Rich people bore me.

Successful people are okay, but to me success is the ending. And that’s not to say the ending doesn’t matter. That’s not me saying that just because people get what they want, that I don’t care what they have to say, or that they don’t have anything to contribute anymore, but it is me saying that I disagree that they only have something to contribute because they’re successful. People followed along with them, or helped them become successes before that person got successful because the journey towards it matters, too.

For me, the journey, the past, the fight, the dreams: they matter the most.

I do care more about how people are doing than what people are doing. But maybe that’s just me.

I’ve said too much, here. And maybe I should end it, but I do want to add something:

I’m a socially phobic person. I have it bad. And I got that way from living in Alabama. And I don’t live there anymore. I’d say that “I got left in that oven a little too long, and my psyche got a little overcooked”. And, of course, there’s this huge 17-year story of how it happened, but for some, I guess, none of that changes the fact that I don’t live in Alabama anymore. I live in Massachusetts now. Whatever awful shit that happened to me down south is over now (you’d think), so I need to just be glad I’m out of there, call the escape a “success”, be stronger from the experience, and move on.

Which is indeed pretty much what my fat, wealthy, pompous aunt said to my mom when she told my aunt that we lost everything in order to flee that situation. “Well, at least you’re in a place that makes you happy now. Just start your life over!” My mom never even got to say how it happened. Nobody cares what happened to us! We’re just supposed to “let it go”! My mom’s 66 years old, and I’m messed up!

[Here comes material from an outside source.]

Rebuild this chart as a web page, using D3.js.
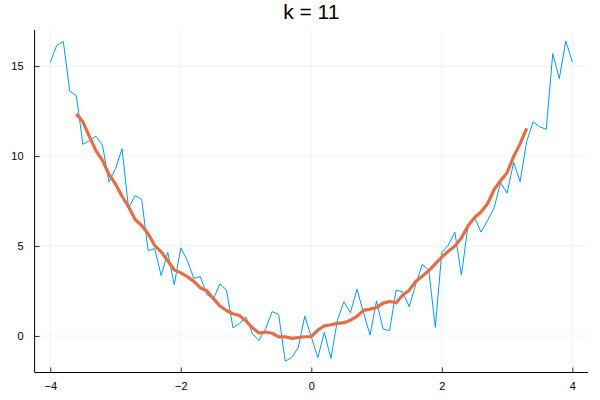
<!DOCTYPE html>
<html>
<head>
<meta charset="utf-8">
<script src="https://cdn.jsdelivr.net/npm/d3@7"></script>
<style>
  html, body { margin: 0; padding: 0; background: #fff; }
  svg { display: block; }
  text { font-family: "Liberation Sans", Arial, sans-serif; }
</style>
</head>
<body>
<svg id="chart" width="600" height="400"></svg>
<script>
// x positions of the noisy series (-4 to 4, step 0.1)
const xNoisy = [-4.0,-3.9,-3.8,-3.7,-3.6,-3.5,-3.4,-3.3,-3.2,-3.1,-3.0,-2.9,-2.8,-2.7,-2.6,-2.5,-2.4,-2.3,-2.2,-2.1,
  -2.0,-1.9,-1.8,-1.7,-1.6,-1.5,-1.4,-1.3,-1.2,-1.1,-1.0,-0.9,-0.8,-0.7,-0.6,-0.5,-0.4,-0.3,-0.2,-0.1,
  0.0,0.1,0.2,0.3,0.4,0.5,0.6,0.7,0.8,0.9,1.0,1.1,1.2,1.3,1.4,1.5,1.6,1.7,1.8,1.9,
  2.0,2.1,2.2,2.3,2.4,2.5,2.6,2.7,2.8,2.9,3.0,3.1,3.2,3.3,3.4,3.5,3.6,3.7,3.8,3.9,4.0];
const yNoisy = [15.2,16.15,16.35,13.6,13.35,10.65,10.85,11.1,10.6,8.55,9.3,10.4,7.1,7.8,7.6,4.75,4.85,3.35,4.65,2.85,
  4.9,4.2,3.2,3.3,2.3,2.05,2.9,2.55,0.45,0.7,1.05,0.1,-0.25,0.4,1.35,1.2,-1.4,-1.2,-0.65,1.1,
  -0.05,-1.2,0.2,-1.25,0.88,1.9,1.3,2.6,1.3,0.05,1.95,0.38,0.3,2.55,2.45,1.63,2.85,3.98,3.65,0.48,
  4.65,5.05,5.77,3.37,6.09,6.6,5.77,6.41,7.1,8.52,7.93,9.65,8.58,10.8,11.9,11.62,11.48,15.69,14.3,16.39,15.22];

// x positions of the smoothed series (-3.6 to 3.3)
const xSmooth = [-3.6,-3.5,-3.4,-3.3,-3.2,-3.1,-3.0,-2.9,-2.8,-2.7,-2.6,-2.5,-2.4,-2.3,-2.2,-2.1,
  -2.0,-1.9,-1.8,-1.7,-1.6,-1.5,-1.4,-1.3,-1.2,-1.1,-1.0,-0.9,-0.8,-0.7,-0.6,-0.5,-0.4,-0.3,-0.2,-0.1,
  0.0,0.1,0.2,0.3,0.4,0.5,0.6,0.7,0.8,0.9,1.0,1.1,1.2,1.3,1.4,1.5,1.6,1.7,1.8,1.9,
  2.0,2.1,2.2,2.3,2.4,2.5,2.6,2.7,2.8,2.9,3.0,3.1,3.2,3.3];
const ySmooth = [12.34,11.90,11.08,10.30,9.755,8.973,8.445,7.764,7.177,6.473,6.141,5.677,5.023,4.677,4.177,3.673,
  3.505,3.295,3.032,2.673,2.509,2.073,1.668,1.414,1.236,1.136,0.823,0.45,0.159,0.218,0.15,-0.055,-0.045,-0.136,-0.093,-0.043,
  -0.034,0.330,0.557,0.621,0.698,0.737,0.874,1.087,1.424,1.492,1.578,1.822,1.917,1.843,
  2.261,2.543,3.033,3.312,3.634,4.011,4.387,4.711,4.995,5.437,6.115,6.569,6.890,7.347,8.123,8.625,9.069,9.971,10.688,11.533];

const xTicks = [-4, -2, 0, 2, 4];
const yTicks = [0, 5, 10, 15];
const title = "k = 11";

const svg = d3.select("#chart");
const plot = { left: 34.6, right: 588, top: 30, bottom: 372.5 };

const x = d3.scaleLinear().domain([-4.24, 4.24]).range([plot.left, plot.right]);
const y = d3.scaleLinear().domain([-2.03, 17.0]).range([plot.bottom, plot.top]);

const fmt = d => d < 0 ? "\u2212" + Math.abs(d) : String(d);

// grid
const grid = svg.append("g");
grid.selectAll("line.gx").data(xTicks).join("line")
  .attr("x1", d => x(d)).attr("x2", d => x(d))
  .attr("y1", plot.top).attr("y2", plot.bottom)
  .attr("stroke", "#000").attr("stroke-opacity", 0.1).attr("stroke-width", 0.5);
grid.selectAll("line.gy").data(yTicks).join("line")
  .attr("y1", d => y(d)).attr("y2", d => y(d))
  .attr("x1", plot.left).attr("x2", plot.right)
  .attr("stroke", "#000").attr("stroke-opacity", 0.1).attr("stroke-width", 0.5);

// axes
const xAxis = d3.axisBottom(x).tickValues(xTicks).tickFormat(fmt).tickSizeInner(-5).tickSizeOuter(0).tickPadding(10);
const yAxis = d3.axisLeft(y).tickValues(yTicks).tickFormat(fmt).tickSizeInner(-5).tickSizeOuter(0).tickPadding(11);

const gx = svg.append("g").attr("transform", `translate(0,${plot.bottom})`).call(xAxis);
const gy = svg.append("g").attr("transform", `translate(${plot.left},0)`).call(yAxis);
[gx, gy].forEach(g => {
  g.select(".domain").attr("stroke", "#000").attr("stroke-width", 1);
  g.selectAll(".tick line").attr("stroke", "#000").attr("stroke-opacity", 0.8);
  g.selectAll(".tick text").attr("font-family", "Liberation Sans, Arial, sans-serif")
    .attr("font-size", 11).attr("fill", "#000");
});
gx.select(".domain").attr("d", `M${plot.left},0H${plot.right}`);
gy.select(".domain").attr("d", `M0,${plot.bottom}V${plot.top}`);

// clip
svg.append("clipPath").attr("id", "clip").append("rect")
  .attr("x", plot.left).attr("y", plot.top)
  .attr("width", plot.right - plot.left).attr("height", plot.bottom - plot.top);

const line = d3.line().x(d => x(d[0])).y(d => y(d[1]));

svg.append("path")
  .datum(d3.zip(xNoisy, yNoisy))
  .attr("clip-path", "url(#clip)")
  .attr("fill", "none").attr("stroke", "#009AFA").attr("stroke-width", 1)
  .attr("stroke-linejoin", "round")
  .attr("d", line);

svg.append("path")
  .datum(d3.zip(xSmooth, ySmooth))
  .attr("clip-path", "url(#clip)")
  .attr("fill", "none").attr("stroke", "#E26F46").attr("stroke-width", 3.2)
  .attr("stroke-linejoin", "round")
  .attr("d", line);

// title
svg.append("text")
  .attr("x", (plot.left + plot.right) / 2).attr("y", 19)
  .attr("text-anchor", "middle")
  .attr("font-size", 21).attr("fill", "#000")
  .text(title);
</script>
</body>
</html>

There’s nothing left of us to “start over” with!

And the thing is, “happiness” had nothing to do with it; safety did. Anyone who thinks “happiness is a state of mind” when your wellbeing is in danger is nuttier than I am! That’s not negativity; that’s common sense!

Too many “Yeah, yeah, yeah, it’s over now.” comments from family, and silence from friends about it now, and always nothing to contribute back when it was happening for me to ever believe that this is some “overly caring society” that we’ve got going on for ourselves. It’s the caring while shit is happing that makes me appreciate people, and not the getting out of it on my own that does.

And it’s hard for me to be defined by my success when my success was my ending up in Massachusetts. Most people don’t consider living in another state such a big achievement. Most people weren’t living where I was at before I came to Western Mass, otherwise they might change their mind about that. That’s why the journey and the struggle matters more than the success. That’s why the people who were there during the journey matter more than the ones who show up after it’s over.

But hey, I’m not telling other people how to feel. It’s just how I feel about things. Just needed to get it off my chest, being as how I’ve been afraid to talk or write about it since 2015.